> [Do this]: Restate the data exactly as given and keep the pictures out.

> [Dataset]:
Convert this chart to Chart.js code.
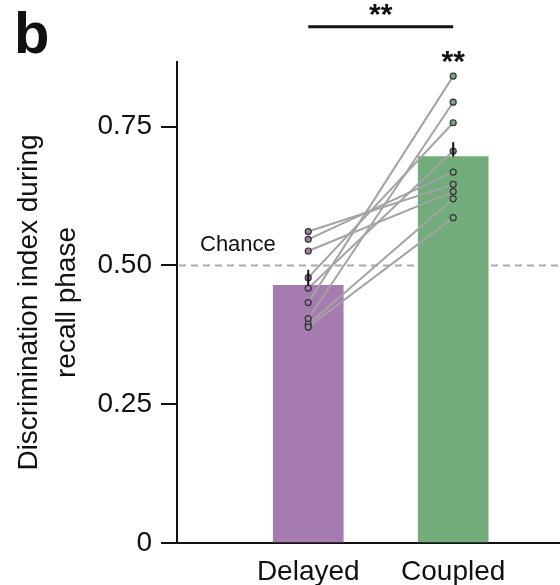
<!DOCTYPE html>
<html>
<head>
<meta charset="utf-8">
<script src="https://cdn.jsdelivr.net/npm/chart.js@4.4.1/dist/chart.umd.min.js"></script>
<style>
  html, body { margin: 0; padding: 0; background: #fff; }
  #wrap { width: 560px; height: 585px; position: relative; }
</style>
</head>
<body>
<div id="wrap"><canvas id="c" width="560" height="585"></canvas></div>
<script>
// ---- data ----
const categories = ['Delayed', 'Coupled'];
const barMeans = [0.464, 0.696];
const barSem = [0.028, 0.026];
const delayedValues = [0.561, 0.547, 0.526, 0.478, 0.459, 0.433, 0.404, 0.394, 0.389];
const coupledValues = [0.646, 0.668, 0.633, 0.757, 0.706, 0.841, 0.794, 0.620, 0.586];
const yTickValues = [0, 0.25, 0.5, 0.75];
const yTickLabels = ['0', '0.25', '0.50', '0.75'];
const chanceLevel = 0.5;
const panelLabel = 'b';
const sigBetween = '**';
const sigCoupled = '**';

// ---- styles ----
const FONT = "'Liberation Sans', Arial, Helvetica, sans-serif";
const purple = '#a67cb0';
const green = '#72ac7a';
const catX = [1, 2];

const pairDatasets = delayedValues.map((d, i) => ({
  type: 'line',
  data: [{x: catX[0], y: d}, {x: catX[1], y: coupledValues[i]}],
  borderColor: '#a3a3a3',
  borderWidth: 2,
  pointRadius: 0,
  fill: false,
  order: 5
}));

const pointDatasets = [
  { type: 'scatter', data: delayedValues.map(v => ({x: catX[0], y: v})),
    pointRadius: 3, pointBackgroundColor: purple, pointBorderColor: '#333', pointBorderWidth: 1.2, order: 1 },
  { type: 'scatter', data: coupledValues.map(v => ({x: catX[1], y: v})),
    pointRadius: 3, pointBackgroundColor: green, pointBorderColor: '#333', pointBorderWidth: 1.2, order: 1 }
];

const annot = {
  id: 'annot',
  beforeDatasetsDraw(chart) {
    const {ctx, chartArea, scales: {x, y}} = chart;
    const yc = y.getPixelForValue(chanceLevel);
    ctx.save();
    ctx.strokeStyle = '#aaaaaa';
    ctx.lineWidth = 2;
    ctx.setLineDash([7, 5]);
    ctx.beginPath();
    ctx.moveTo(chartArea.left + 2, yc);
    ctx.lineTo(560, yc);
    ctx.stroke();
    ctx.setLineDash([]);
    ctx.fillStyle = '#111';
    ctx.font = '22px ' + FONT;
    ctx.textAlign = 'left';
    ctx.textBaseline = 'middle';
    ctx.fillText('Chance', 200, y.getPixelForValue(0.537));
    ctx.restore();
  },
  afterDatasetsDraw(chart) {
    const {ctx, chartArea, scales: {x, y}} = chart;
    ctx.save();
    // extend x-axis line to the right edge of the figure
    ctx.strokeStyle = '#111';
    ctx.lineWidth = 2;
    const yAxis = y.getPixelForValue(0);
    ctx.beginPath();
    ctx.moveTo(chartArea.right - 1, yAxis);
    ctx.lineTo(560, yAxis);
    ctx.stroke();
    barMeans.forEach((m, i) => {
      const px = x.getPixelForValue(catX[i]);
      ctx.beginPath();
      ctx.moveTo(px, y.getPixelForValue(m));
      ctx.lineTo(px, y.getPixelForValue(m + barSem[i]));
      ctx.stroke();
    });
    // significance bracket
    const x1 = x.getPixelForValue(catX[0]);
    const x2 = x.getPixelForValue(catX[1]);
    const yb = y.getPixelForValue(0.930);
    ctx.lineWidth = 3;
    ctx.beginPath();
    ctx.moveTo(x1, yb);
    ctx.lineTo(x2, yb);
    ctx.stroke();
    ctx.fillStyle = '#111';
    ctx.font = 'bold 30px ' + FONT;
    ctx.textAlign = 'center';
    ctx.textBaseline = 'alphabetic';
    ctx.fillText(sigBetween, (x1 + x2) / 2, 24);
    ctx.fillText(sigCoupled, x2, 71);
    // panel label
    ctx.font = 'bold 58px ' + FONT;
    ctx.textAlign = 'left';
    ctx.fillText(panelLabel, 14, 53);
    ctx.restore();
  }
};

new Chart(document.getElementById('c'), {
  type: 'bar',
  data: {
    datasets: [
      {
        type: 'bar',
        data: barMeans.map((m, i) => ({x: catX[i], y: m})),
        backgroundColor: [purple, green],
        borderWidth: 0,
        barThickness: 70,
        order: 10
      },
      ...pairDatasets,
      ...pointDatasets
    ]
  },
  options: {
    responsive: false,
    animation: false,
    events: [],
    layout: { padding: { top: 62, right: 0, left: 0, bottom: 0 } },
    plugins: { legend: { display: false }, tooltip: { enabled: false } },
    scales: {
      x: {
        type: 'linear',
        offset: false,
        min: 0.0945,
        max: 2.701,
        grid: { display: false, drawTicks: false, offset: false },
        border: { display: true, color: '#111', width: 2 },
        afterBuildTicks: (s) => { s.ticks = catX.map(v => ({value: v})); },
        afterFit: (s) => { s.height = 42; },
        ticks: {
          autoSkip: false,
          maxRotation: 0,
          padding: 12,
          color: '#111',
          font: { family: FONT, size: 28 },
          callback: (v) => { const i = catX.indexOf(v); return i >= 0 ? categories[i] : ''; }
        }
      },
      y: {
        type: 'linear',
        min: 0,
        max: 0.8664,
        afterBuildTicks: (s) => { s.ticks = yTickValues.map(v => ({value: v})); },
        afterFit: (s) => { s.width = 177; },
        grid: { drawOnChartArea: false, drawTicks: true, tickLength: 16, color: '#111', lineWidth: 2 },
        border: { display: true, color: '#111', width: 2 },
        ticks: {
          padding: 9,
          color: '#111',
          font: { family: FONT, size: 28 },
          callback: (v) => { const i = yTickValues.indexOf(v); return i >= 0 ? yTickLabels[i] : ''; }
        },
        title: {
          display: true,
          text: ['Discrimination index during', 'recall phase'],
          color: '#111',
          font: { family: FONT, size: 28, lineHeight: 1.36 },
          padding: { top: 10, bottom: 0 }
        }
      }
    }
  },
  plugins: [annot]
});
</script>
</body>
</html>
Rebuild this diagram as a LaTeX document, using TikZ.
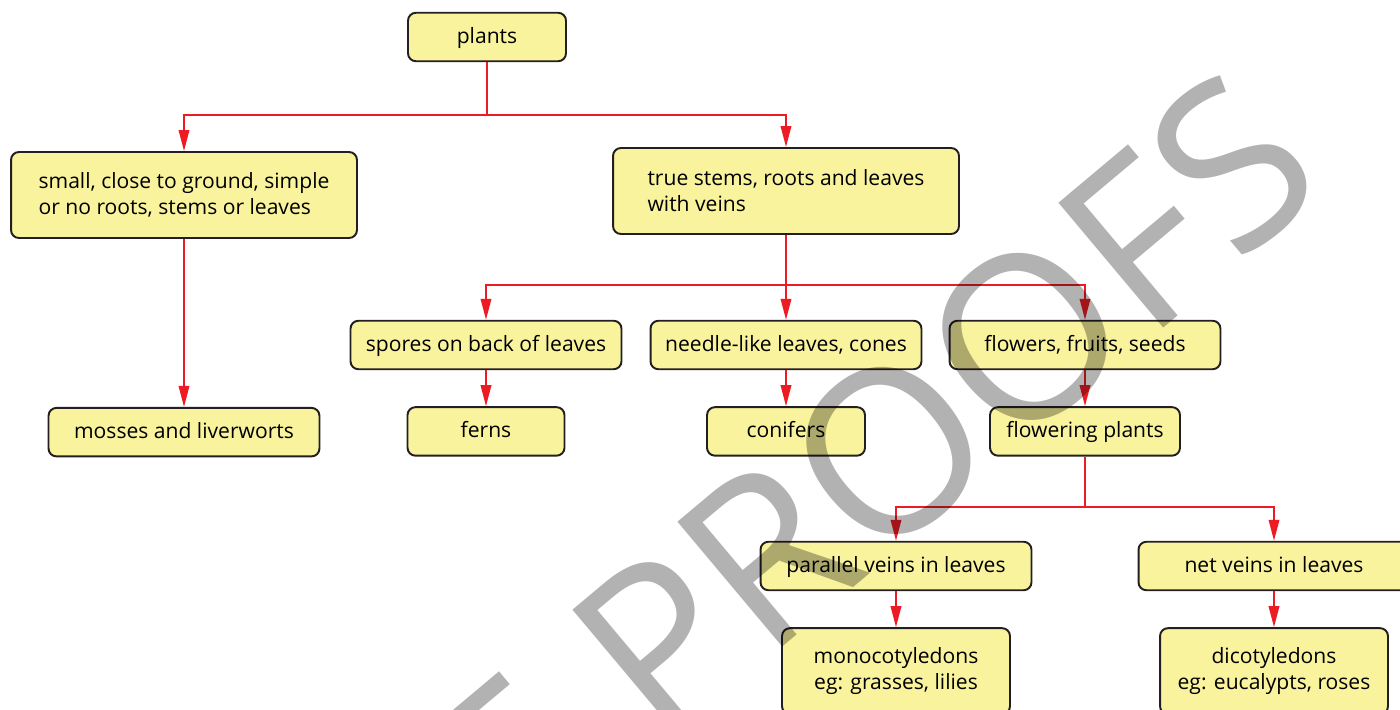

> [Exercise response]:
Convert this chart to Chart.js code.
<!DOCTYPE html>
<html>
<head>
<meta charset="utf-8">
<script src="https://cdn.jsdelivr.net/npm/chart.js@4.4.1/dist/chart.umd.min.js"></script>
<style>
  html, body { margin: 0; padding: 0; background: #fff; }
  #wrap { width: 560px; height: 585px; position: relative; }
</style>
</head>
<body>
<div id="wrap"><canvas id="c" width="560" height="585"></canvas></div>
<script>
// ---- data ----
const categories = ['Delayed', 'Coupled'];
const barMeans = [0.464, 0.696];
const barSem = [0.028, 0.026];
const delayedValues = [0.561, 0.547, 0.526, 0.478, 0.459, 0.433, 0.404, 0.394, 0.389];
const coupledValues = [0.646, 0.668, 0.633, 0.757, 0.706, 0.841, 0.794, 0.620, 0.586];
const yTickValues = [0, 0.25, 0.5, 0.75];
const yTickLabels = ['0', '0.25', '0.50', '0.75'];
const chanceLevel = 0.5;
const panelLabel = 'b';
const sigBetween = '**';
const sigCoupled = '**';

// ---- styles ----
const FONT = "'Liberation Sans', Arial, Helvetica, sans-serif";
const purple = '#a67cb0';
const green = '#72ac7a';
const catX = [1, 2];

const pairDatasets = delayedValues.map((d, i) => ({
  type: 'line',
  data: [{x: catX[0], y: d}, {x: catX[1], y: coupledValues[i]}],
  borderColor: '#a3a3a3',
  borderWidth: 2,
  pointRadius: 0,
  fill: false,
  order: 5
}));

const pointDatasets = [
  { type: 'scatter', data: delayedValues.map(v => ({x: catX[0], y: v})),
    pointRadius: 3, pointBackgroundColor: purple, pointBorderColor: '#333', pointBorderWidth: 1.2, order: 1 },
  { type: 'scatter', data: coupledValues.map(v => ({x: catX[1], y: v})),
    pointRadius: 3, pointBackgroundColor: green, pointBorderColor: '#333', pointBorderWidth: 1.2, order: 1 }
];

const annot = {
  id: 'annot',
  beforeDatasetsDraw(chart) {
    const {ctx, chartArea, scales: {x, y}} = chart;
    const yc = y.getPixelForValue(chanceLevel);
    ctx.save();
    ctx.strokeStyle = '#aaaaaa';
    ctx.lineWidth = 2;
    ctx.setLineDash([7, 5]);
    ctx.beginPath();
    ctx.moveTo(chartArea.left + 2, yc);
    ctx.lineTo(560, yc);
    ctx.stroke();
    ctx.setLineDash([]);
    ctx.fillStyle = '#111';
    ctx.font = '22px ' + FONT;
    ctx.textAlign = 'left';
    ctx.textBaseline = 'middle';
    ctx.fillText('Chance', 200, y.getPixelForValue(0.537));
    ctx.restore();
  },
  afterDatasetsDraw(chart) {
    const {ctx, chartArea, scales: {x, y}} = chart;
    ctx.save();
    // extend x-axis line to the right edge of the figure
    ctx.strokeStyle = '#111';
    ctx.lineWidth = 2;
    const yAxis = y.getPixelForValue(0);
    ctx.beginPath();
    ctx.moveTo(chartArea.right - 1, yAxis);
    ctx.lineTo(560, yAxis);
    ctx.stroke();
    barMeans.forEach((m, i) => {
      const px = x.getPixelForValue(catX[i]);
      ctx.beginPath();
      ctx.moveTo(px, y.getPixelForValue(m));
      ctx.lineTo(px, y.getPixelForValue(m + barSem[i]));
      ctx.stroke();
    });
    // significance bracket
    const x1 = x.getPixelForValue(catX[0]);
    const x2 = x.getPixelForValue(catX[1]);
    const yb = y.getPixelForValue(0.930);
    ctx.lineWidth = 3;
    ctx.beginPath();
    ctx.moveTo(x1, yb);
    ctx.lineTo(x2, yb);
    ctx.stroke();
    ctx.fillStyle = '#111';
    ctx.font = 'bold 30px ' + FONT;
    ctx.textAlign = 'center';
    ctx.textBaseline = 'alphabetic';
    ctx.fillText(sigBetween, (x1 + x2) / 2, 24);
    ctx.fillText(sigCoupled, x2, 71);
    // panel label
    ctx.font = 'bold 58px ' + FONT;
    ctx.textAlign = 'left';
    ctx.fillText(panelLabel, 14, 53);
    ctx.restore();
  }
};

new Chart(document.getElementById('c'), {
  type: 'bar',
  data: {
    datasets: [
      {
        type: 'bar',
        data: barMeans.map((m, i) => ({x: catX[i], y: m})),
        backgroundColor: [purple, green],
        borderWidth: 0,
        barThickness: 70,
        order: 10
      },
      ...pairDatasets,
      ...pointDatasets
    ]
  },
  options: {
    responsive: false,
    animation: false,
    events: [],
    layout: { padding: { top: 62, right: 0, left: 0, bottom: 0 } },
    plugins: { legend: { display: false }, tooltip: { enabled: false } },
    scales: {
      x: {
        type: 'linear',
        offset: false,
        min: 0.0945,
        max: 2.701,
        grid: { display: false, drawTicks: false, offset: false },
        border: { display: true, color: '#111', width: 2 },
        afterBuildTicks: (s) => { s.ticks = catX.map(v => ({value: v})); },
        afterFit: (s) => { s.height = 42; },
        ticks: {
          autoSkip: false,
          maxRotation: 0,
          padding: 12,
          color: '#111',
          font: { family: FONT, size: 28 },
          callback: (v) => { const i = catX.indexOf(v); return i >= 0 ? categories[i] : ''; }
        }
      },
      y: {
        type: 'linear',
        min: 0,
        max: 0.8664,
        afterBuildTicks: (s) => { s.ticks = yTickValues.map(v => ({value: v})); },
        afterFit: (s) => { s.width = 177; },
        grid: { drawOnChartArea: false, drawTicks: true, tickLength: 16, color: '#111', lineWidth: 2 },
        border: { display: true, color: '#111', width: 2 },
        ticks: {
          padding: 9,
          color: '#111',
          font: { family: FONT, size: 28 },
          callback: (v) => { const i = yTickValues.indexOf(v); return i >= 0 ? yTickLabels[i] : ''; }
        },
        title: {
          display: true,
          text: ['Discrimination index during', 'recall phase'],
          color: '#111',
          font: { family: FONT, size: 28, lineHeight: 1.36 },
          padding: { top: 10, bottom: 0 }
        }
      }
    }
  },
  plugins: [annot]
});
</script>
</body>
</html>
Rebuild this diagram as a LaTeX document, using TikZ.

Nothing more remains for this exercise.